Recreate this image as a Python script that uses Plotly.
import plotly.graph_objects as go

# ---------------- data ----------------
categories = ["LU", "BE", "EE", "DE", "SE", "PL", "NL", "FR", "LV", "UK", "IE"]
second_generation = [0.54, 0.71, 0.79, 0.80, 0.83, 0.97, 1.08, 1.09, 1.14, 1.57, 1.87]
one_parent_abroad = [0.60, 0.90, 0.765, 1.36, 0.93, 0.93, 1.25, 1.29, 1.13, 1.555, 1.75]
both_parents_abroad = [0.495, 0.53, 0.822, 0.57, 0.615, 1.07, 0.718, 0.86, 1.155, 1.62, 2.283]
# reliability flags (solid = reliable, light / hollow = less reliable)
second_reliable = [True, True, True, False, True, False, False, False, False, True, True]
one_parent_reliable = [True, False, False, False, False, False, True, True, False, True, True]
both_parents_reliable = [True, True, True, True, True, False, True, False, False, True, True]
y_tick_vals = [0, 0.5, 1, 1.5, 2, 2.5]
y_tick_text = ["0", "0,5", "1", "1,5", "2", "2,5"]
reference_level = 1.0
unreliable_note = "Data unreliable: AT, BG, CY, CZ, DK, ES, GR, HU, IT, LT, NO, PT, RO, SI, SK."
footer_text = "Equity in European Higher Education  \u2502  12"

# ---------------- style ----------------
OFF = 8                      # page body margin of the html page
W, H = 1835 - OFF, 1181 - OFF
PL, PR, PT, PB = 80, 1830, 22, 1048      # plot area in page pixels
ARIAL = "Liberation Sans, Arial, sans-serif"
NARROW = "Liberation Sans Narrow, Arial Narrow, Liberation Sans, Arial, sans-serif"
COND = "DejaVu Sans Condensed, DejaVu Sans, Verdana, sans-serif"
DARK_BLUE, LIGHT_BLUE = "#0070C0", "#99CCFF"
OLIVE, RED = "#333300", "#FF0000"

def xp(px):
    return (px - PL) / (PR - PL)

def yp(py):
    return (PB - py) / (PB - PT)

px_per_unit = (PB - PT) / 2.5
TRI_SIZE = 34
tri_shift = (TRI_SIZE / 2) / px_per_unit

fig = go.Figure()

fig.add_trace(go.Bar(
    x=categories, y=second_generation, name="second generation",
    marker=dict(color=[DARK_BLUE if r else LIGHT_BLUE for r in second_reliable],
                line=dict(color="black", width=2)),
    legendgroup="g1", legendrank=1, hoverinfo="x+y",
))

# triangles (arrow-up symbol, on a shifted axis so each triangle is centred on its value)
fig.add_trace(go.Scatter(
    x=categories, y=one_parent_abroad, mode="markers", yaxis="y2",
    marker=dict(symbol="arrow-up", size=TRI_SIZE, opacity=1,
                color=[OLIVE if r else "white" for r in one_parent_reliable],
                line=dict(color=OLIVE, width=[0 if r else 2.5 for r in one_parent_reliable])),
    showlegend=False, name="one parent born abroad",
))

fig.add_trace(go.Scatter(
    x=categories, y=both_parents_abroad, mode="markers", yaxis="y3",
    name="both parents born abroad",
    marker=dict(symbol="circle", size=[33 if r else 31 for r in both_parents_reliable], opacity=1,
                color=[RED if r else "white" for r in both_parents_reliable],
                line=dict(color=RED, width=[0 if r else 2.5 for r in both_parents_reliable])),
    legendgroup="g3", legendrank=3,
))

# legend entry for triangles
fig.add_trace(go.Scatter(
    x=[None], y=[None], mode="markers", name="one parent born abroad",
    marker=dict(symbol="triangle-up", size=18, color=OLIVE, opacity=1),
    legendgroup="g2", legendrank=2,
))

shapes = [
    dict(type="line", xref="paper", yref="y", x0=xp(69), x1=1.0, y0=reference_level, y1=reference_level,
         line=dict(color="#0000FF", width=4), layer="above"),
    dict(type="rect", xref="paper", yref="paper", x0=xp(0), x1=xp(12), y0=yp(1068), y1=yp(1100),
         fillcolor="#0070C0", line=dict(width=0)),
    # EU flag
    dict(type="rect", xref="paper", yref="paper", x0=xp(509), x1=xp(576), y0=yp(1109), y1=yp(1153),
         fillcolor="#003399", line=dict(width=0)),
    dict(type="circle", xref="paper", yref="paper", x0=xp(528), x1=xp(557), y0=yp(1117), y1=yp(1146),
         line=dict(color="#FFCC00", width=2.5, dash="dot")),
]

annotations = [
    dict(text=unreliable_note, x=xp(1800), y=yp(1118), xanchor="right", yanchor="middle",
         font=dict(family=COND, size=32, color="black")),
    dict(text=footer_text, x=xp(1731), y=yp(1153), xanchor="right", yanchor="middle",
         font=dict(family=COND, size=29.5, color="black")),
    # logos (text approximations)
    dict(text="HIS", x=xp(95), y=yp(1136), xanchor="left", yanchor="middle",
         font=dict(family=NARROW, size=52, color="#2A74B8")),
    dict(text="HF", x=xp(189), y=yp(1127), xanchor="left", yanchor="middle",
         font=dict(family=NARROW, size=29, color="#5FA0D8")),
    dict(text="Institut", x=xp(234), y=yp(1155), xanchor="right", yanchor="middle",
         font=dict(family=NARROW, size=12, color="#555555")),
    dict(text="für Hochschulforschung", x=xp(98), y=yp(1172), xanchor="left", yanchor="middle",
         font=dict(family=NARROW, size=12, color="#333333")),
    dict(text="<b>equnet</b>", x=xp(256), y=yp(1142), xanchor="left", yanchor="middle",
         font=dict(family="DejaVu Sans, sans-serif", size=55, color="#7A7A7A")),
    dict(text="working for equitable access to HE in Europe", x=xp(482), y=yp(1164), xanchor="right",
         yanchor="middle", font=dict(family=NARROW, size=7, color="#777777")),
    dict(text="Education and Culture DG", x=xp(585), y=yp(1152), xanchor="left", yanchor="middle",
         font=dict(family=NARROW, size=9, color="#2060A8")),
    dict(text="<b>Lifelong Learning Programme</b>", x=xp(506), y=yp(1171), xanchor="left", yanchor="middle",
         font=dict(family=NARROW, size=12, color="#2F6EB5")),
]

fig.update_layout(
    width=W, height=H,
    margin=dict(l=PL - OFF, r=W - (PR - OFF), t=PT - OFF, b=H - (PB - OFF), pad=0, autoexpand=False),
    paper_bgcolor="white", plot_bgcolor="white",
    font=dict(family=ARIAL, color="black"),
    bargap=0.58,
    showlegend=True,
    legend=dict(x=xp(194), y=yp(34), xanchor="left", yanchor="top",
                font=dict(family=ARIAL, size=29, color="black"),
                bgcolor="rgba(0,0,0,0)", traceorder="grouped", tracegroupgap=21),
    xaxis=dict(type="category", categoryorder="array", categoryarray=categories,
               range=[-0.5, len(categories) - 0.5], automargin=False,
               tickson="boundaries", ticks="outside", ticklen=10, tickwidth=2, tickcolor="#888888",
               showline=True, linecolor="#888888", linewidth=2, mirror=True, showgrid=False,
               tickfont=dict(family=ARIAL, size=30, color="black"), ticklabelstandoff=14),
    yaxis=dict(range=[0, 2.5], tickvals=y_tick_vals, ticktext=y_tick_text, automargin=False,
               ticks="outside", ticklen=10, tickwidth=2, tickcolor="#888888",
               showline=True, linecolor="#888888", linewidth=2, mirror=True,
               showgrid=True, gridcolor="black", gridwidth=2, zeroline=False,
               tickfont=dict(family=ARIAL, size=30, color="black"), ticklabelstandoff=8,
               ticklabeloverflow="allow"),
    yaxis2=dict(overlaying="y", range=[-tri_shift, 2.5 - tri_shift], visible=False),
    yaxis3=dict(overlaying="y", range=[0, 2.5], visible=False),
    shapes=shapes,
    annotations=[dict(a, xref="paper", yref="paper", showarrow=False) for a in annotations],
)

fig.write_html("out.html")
· · ·
#### [Written request]
Return only the lines from the beginning of the material up to and including the line with "import plotly.graph_objects as go", exactly as written.

#### [Exercise answer]
Recreate this image as a Python script that uses Plotly.
import plotly.graph_objects as go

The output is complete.